First map commission of 2023: an unlabeled fantasy map of the world Parith, for Erik Judd. This project was an interesting challenge, because both money and time were tight, but it ended up being a good example of what I can do quickly. It’s also an example of why my maps usually cost more than what folks in the TTRPG community may be used to paying.

As a freelance map designer trying to do business within the table-top roleplaying hobby, I realized right away that there’s a glut of cartographers, so I knew I’d have to differentiate and I believe I do that well with my digital found-texture style. What I didn’t anticipate was the degree of sticker shock that my prices received with potential clients—not only individuals, but also third-party publishers who should know better about the value of professional creativity.

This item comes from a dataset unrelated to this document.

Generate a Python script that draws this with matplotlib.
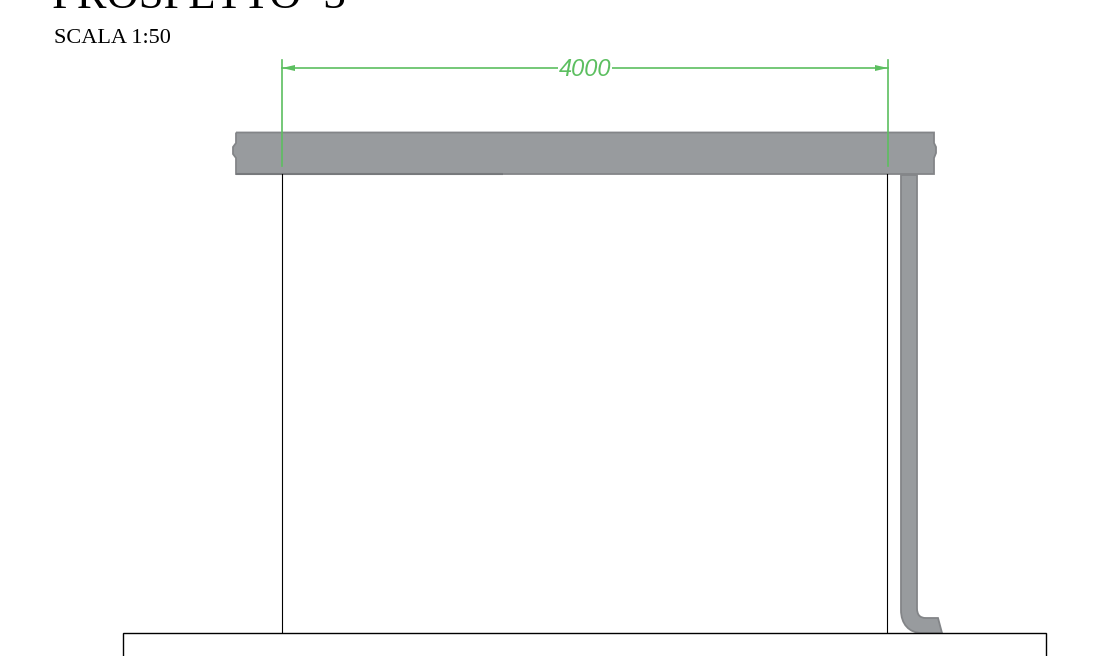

So for Parith, I learned that I can’t make a presentable unlabeled overworld map (let alone one with names, latitude/longitude lines, scale bars, etc.) in my found-texture style within the limited time frames that my commission rates require. Indeed I took up about half my allotted time converting the client’s (very helpful!) hand-drawn sketch to a workable digital base map. After that, time constraints meant my best option for filling in the details was remixing existing image assets from my previous maps—and doing that sufficiently to make this new map unique, instead of just a copy of older work.

I was keen to see what I could do within these limits, but the project took more time (half again over budget) than what I’d estimated. I feel better about charging what I charge and am definitely keeping my original cost floor for future projects. Besides, the client liked the results. Anytime I can help someone visualize their made-up world outside of their own imagination has gotta be a win.